The Mess

Should I Stay or Should I Go?

If saving lives (or reducing deaths) is the goal, then considerations of all causes are in order.

COVID-19 is not the only killer on the loose right now.

Here’s just one small example:

Did you know that heart attacks spike every year at Daylight Savings?  Hospitals report a 24% increase the Monday after the Springtime switch.  They also report a 21% dip the Monday after the Fall reversal.

That’s from just 1 hour of altered sleep.

How much physical and psychological impact do you think occurs from an imposed economic shutdown that threatens the livelihoods of the masses?  Losing your job and endangering your family is far more jarring than a single hour of sleep loss on a single night of the year.

But the repercussions of this shutdown reach into myriad other avenues of devastation and death.

To pretend that we’re on a course to eradicate this virus by huddling in our bunkers and not coming out until it’s gone is insane — unscientific, irrational, and contradictory to the medical experts’ initial call for curve flattening.

Our aim in taking the hit of temporary closure was to not overwhelm our hospital systems and thus spare loss of life from those unable to be treated due to limited capacity concerns.  The vast majority of hospital systems never came close to capacity.  A targeted few were temporarily maxed out (social distancing + rapid resource response worked). 

For those locales still at or near capacity, local decisions can and should be made to (a) expand capacity and (b) continue the slow spread.

For everyone and everywhere else, this is not the case.  The cure, as they say, is becoming (or already is) worse than the disease.

And “the cure” is not for the disease itself.  It’s for the avoidance of overrun medical facilities.  The actual victory over the disease will come from healthy immune systems — from antibodies to the virus in a significant proportion of the population.  This requires exposure.
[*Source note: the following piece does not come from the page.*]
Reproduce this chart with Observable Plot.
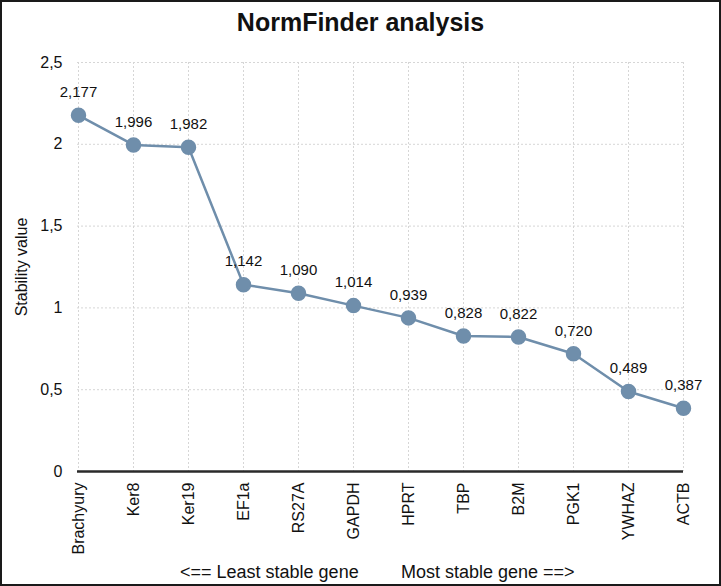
<!DOCTYPE html>
<html>
<head>
<meta charset="utf-8">
<script src="https://cdn.jsdelivr.net/npm/d3@7"></script>
<script src="https://cdn.jsdelivr.net/npm/@observablehq/plot@0.6"></script>
<style>
  html, body { margin: 0; padding: 0; background: #fff; }
  #wrap { position: relative; width: 721px; height: 586px; overflow: hidden; font-family: "Liberation Sans", Arial, Helvetica, sans-serif; background: #fff; }
  #title { position: absolute; left: 0; top: 8px; width: 721px; text-align: center; font-size: 25px; font-weight: bold; color: #111; }
  #chart { position: absolute; left: 0; top: 40px; }
  .cap { position: absolute; top: 562px; font-size: 18px; color: #111; white-space: pre; }
  #frame { position: absolute; left: 0; top: 0; width: 721px; height: 586px; box-sizing: border-box; border: 2px solid #1a1a1a; pointer-events: none; }
</style>
</head>
<body>
<div id="wrap">
  <div id="title">NormFinder analysis</div>
  <div id="chart"></div>
  <div class="cap" style="left:180px">&lt;== Least stable gene</div>
  <div class="cap" style="left:401px">Most stable gene ==&gt;</div>
  <div id="frame"></div>
</div>
<script>
const genes = ["Brachyury", "Ker8", "Ker19", "EF1a", "RS27A", "GAPDH", "HPRT", "TBP", "B2M", "PGK1", "YWHAZ", "ACTB"];
const stability = [2.177, 1.996, 1.982, 1.142, 1.090, 1.014, 0.939, 0.828, 0.822, 0.720, 0.489, 0.387];
const yTicks = [0, 0.5, 1, 1.5, 2, 2.5];

const data = genes.map((g, i) => ({gene: g, value: stability[i]}));
const comma = (v, digits) => v.toFixed(digits).replace(".", ",");
const yFmt = v => String(v).replace(".", ",");
const color = "#6f8eab";

const plot = Plot.plot({
  width: 721,
  height: 522,
  marginLeft: 77,
  marginRight: 38,
  marginTop: 22,
  marginBottom: 91,
  style: {fontFamily: "'Liberation Sans', Arial, Helvetica, sans-serif", fontSize: "14px", color: "#111", background: "transparent"},
  x: {type: "point", domain: genes, padding: 0, label: null},
  y: {domain: [0, 2.5], label: null},
  marks: [
    Plot.gridX(genes, {stroke: "#d6d6d6", strokeOpacity: 1, strokeDasharray: "2,2", strokeWidth: 1}),
    Plot.gridY(yTicks, {stroke: "#d6d6d6", strokeOpacity: 1, strokeDasharray: "2,2", strokeWidth: 1}),
    Plot.axisY(yTicks, {tickSize: 0, tickPadding: 15, tickFormat: yFmt, fontSize: 16, label: null}),
    Plot.axisY({ticks: [], label: "Stability value", labelAnchor: "center", labelArrow: "none", labelOffset: 62, fontSize: 16, tickSize: 0}),
    Plot.axisX(genes, {tickSize: 0, tickPadding: 11, tickRotate: -90, fontSize: 16, label: null}),
    Plot.ruleY([0], {stroke: "#2a2a2a", strokeWidth: 2.5}),
    Plot.line(data, {x: "gene", y: "value", stroke: color, strokeWidth: 2.5}),
    Plot.dot(data, {x: "gene", y: "value", r: 7, fill: color, stroke: color}),
    Plot.text(data, {x: "gene", y: "value", text: d => comma(d.value, 3), dy: -23, fontSize: 15, fill: "#111"})
  ]
});
document.getElementById("chart").appendChild(plot);
</script>
</body>
</html>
What is happening now, though, is what typically happens from protected central seats of control: overreach and political power plays.  Opportunistic authorities ignore rationality (and even medical guidance) and flex their governing power to see what all they can get away with.

After all, governmental power only exists when there is a needy people to govern (whether those needs are actual or merely perceived).

This is not “conspiracy theory.” This is human nature and this is history lived out.

As the author in this thread aptly states:

“I enjoy studying history, but I have no interest in seeing the French Revolution part deux in this country. All y’all who think you can condescendingly lecture people who are genuinely worried about keeping their homes and feeding their families are trying to light that match.”


Actions have consequences.  None of us can escape that reality.